Today, German Chancellor Angela Merkel—host of this year’s G7 meeting—announced that G7 nations have agreed to phase out of fossil fuel combustion by the end of the century. “Deep cuts in global greenhouse gas emissions are required with a decarbonisation of the global economy over the course of this century,” the declaration stated.
The commitment is consistent with the recommendations of the Intergovernmental Panel on Climate Change (IPCC), which last year stated that the world faces “severe, pervasive and irreversible” damage from climate change unless economies all but entirely end unrestricted fossil fuel combustion by 2100.

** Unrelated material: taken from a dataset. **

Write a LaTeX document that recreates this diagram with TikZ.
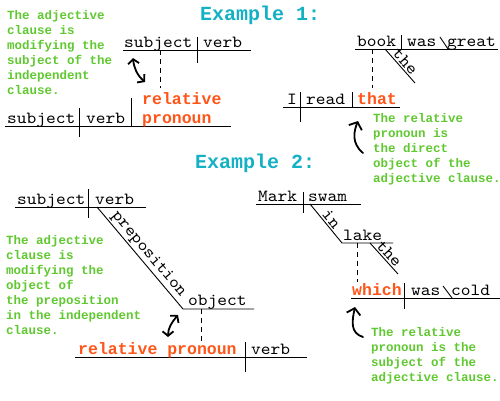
\documentclass[tikz,border=0pt]{standalone}
\usepackage{fontspec}
\setmainfont{Liberation Mono}
\newfontfamily\wordfont{lmmono10-regular.otf}[FakeStretch=1.09]
\usetikzlibrary{arrows.meta}
\definecolor{titlec}{RGB}{20,176,196}
\definecolor{noteg}{RGB}{96,200,48}
\definecolor{relo}{RGB}{255,85,25}
\begin{document}
\begin{tikzpicture}[x=1pt,y=-1pt,
  wfont/.style={font=\fontsize{17}{17}\wordfont},
  word/.style={inner sep=0pt, anchor=base west, wfont},
  rel/.style={inner sep=0pt, anchor=base west, text=relo, font=\fontsize{16.5}{16}\selectfont\bfseries},
  note/.style={inner sep=0pt, anchor=base west, align=left, text=noteg, font=\fontsize{12.5}{15}\selectfont\bfseries},
  ttl/.style={inner sep=0pt, anchor=base west, text=titlec, font=\fontsize{20}{20}\selectfont\bfseries},
  ln/.style={line width=0.9pt},
  dsh/.style={line width=0.9pt, dash pattern=on 5pt off 4pt},
  slab/.style={sloped, above, inner sep=1.5pt, wfont},
  hand/.style={line width=1.8pt, line cap=round, line join=round},
  dbl/.style={hand, {Straight Barb[length=4.5pt,width=11pt]}-{Straight Barb[length=4.5pt,width=11pt]}},
  up/.style={hand, -{Straight Barb[length=6pt,width=14pt]}},
]
\useasboundingbox (0,0) rectangle (500,400);
% titles
\node[ttl] (t1) at (200,20) {Example 1:};
\node[ttl] (t2) at (195,168) {Example 2:};

% ---- Example 1, left ----
\node[note] (n1) at (7,94) {The adjective\\clause is\\modifying the\\subject of the\\independent\\clause.};
\draw[ln] (123,50) -- (251,50);
\draw[ln] (197,37) -- (197,63);
\node[word] (s1) at (124,47) {subject};
\node[word] (v1) at (203,47) {verb};
\draw[dsh] (160,50) -- (160,88);
\draw[dbl] (133,58) .. controls (134,68) and (137,75) .. (145,82);
\draw[ln] (5,126) -- (231,126);
\draw[ln] (79,108) -- (79,137);
\draw[ln] (131,98) -- (131,126);
\node[word] (s2) at (7,123) {subject};
\node[word] (v2) at (86,123) {verb};
\node[rel] (r1) at (142,104) {relative};
\node[rel] (r2) at (142,123) {pronoun};

% ---- Example 1, right ----
\draw[ln] (355,49) -- (498,49);
\draw[ln] (401,35) -- (401,49);
\draw[ln] (440,37) -- (448,49);
\node[word] (bk) at (357,46) {book};
\node[word] (ws) at (407,46) {was};
\node[word] (gr) at (447,46) {great};
\draw[ln] (385,49) -- node[slab] (th1) {the} (415,83);
\draw[dsh] (372,49) -- (372,88);
\draw[ln] (283,107) -- (400,107);
\draw[ln] (300,92) -- (300,122);
\draw[ln] (352,92) -- (352,107);
\node[word] (ii) at (287,104) {I};
\node[word] (rd) at (306,104) {read};
\node[rel] (tt) at (357,104) {that};
\draw[up] (363,153) .. controls (351,143) and (354,131) .. (358,121);
\node[note] (n2) at (373,182) {The relative\\pronoun is\\the direct\\object of the\\adjective clause.};

% ---- Example 2, left ----
\node[note] (n3) at (6,334) {The adjective\\clause is\\modifying the\\object of\\the preposition\\in the independent\\clause.};
\draw[ln] (15,207) -- (146,207);
\draw[ln] (88,189) -- (88,218);
\node[word] (s3) at (17,204) {subject};
\node[word] (v3) at (95,204) {verb};
\draw[ln] (97,207) -- node[slab, pos=0.52] (pp) {preposition} (183,309) -- (254,309);
\node[word] (ob) at (188,305) {object};
\draw[dsh] (201,309) -- (201,342);
\draw[dbl] (168,337) .. controls (168,328) and (172,322) .. (178,315);
\draw[ln] (75,357) -- (307,357);
\draw[ln] (245,342) -- (245,372);
\node[rel] (rp) at (78,354) {relative pronoun};
\node[word] (v4) at (251,354) {verb};

% ---- Example 2, right ----
\draw[ln] (256,204) -- (361,204);
\draw[ln] (303,192) -- (303,213);
\node[word] (mk) at (258,201) {Mark};
\node[word] (sw) at (308,201) {swam};
\draw[ln] (310,204) -- node[slab] (in) {in} (342,243) -- (393,243);
\node[word] (lk) at (343,240) {lake};
\draw[ln] (370,243) -- node[slab] (th2) {the} (398,274);
\draw[dsh] (357,243) -- (357,282);
\draw[ln] (351,298) -- (500,298);
\draw[ln] (404,283) -- (404,309);
\draw[ln] (443,286) -- (452,298);
\node[rel] (wh) at (352,295) {which};
\node[word] (ws2) at (411,295) {was};
\node[word] (cd) at (451,295) {cold};
\draw[up] (363,337) .. controls (350,333) and (352,321) .. (355,307);
\node[note] (n4) at (371,381) {The relative\\pronoun is the\\subject of the\\adjective clause.};
\end{tikzpicture}
\end{document}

The following comments may be attributed to Merran Smith, Executive Director, Clean Energy Canada:
It’s encouraging to see world leaders lighting a fire under existing efforts to decarbonize the global economy. This is already a $1 trillion market—which is expected to more than double in the next decade—and Canada boasts competencies in a whole range of sectors.
Investors will be taking note of today’s signal from world leaders. We’re expecting it will lead to stronger policy, and investment dollars will follow. Inevitably, more capital will flow into clean energy solutions, and that means more opportunities for Canadian businesses.
Just two weeks ago, Analytica Advisors noted that Canada’s clean tech sector grew 18 percent. This is good news, but most of that growth is happening at home—our share of the global market declined, even as the size of that opportunity doubled.
Study after study has found that to decarbonize the economy, we need to dramatically scale up use of renewable energy, and while the sector has been growing quickly a recent analysis by the International Energy Agency found that the world isn’t on track.
But it’s worth noting that in recent years, real world deployment of wind and solar has significantly outpaced past predictions from the International Energy Agency. With continued technology improvements and declining costs, there’s room for real optimism.
Canada has a real chance to lead—we already source more than 65 percent of our electricity from renewable sources, and have the resource potential to drive that up. We can increasingly electrify our economy with clean energy—powering industry, heating buildings and transitioning to electric vehicles.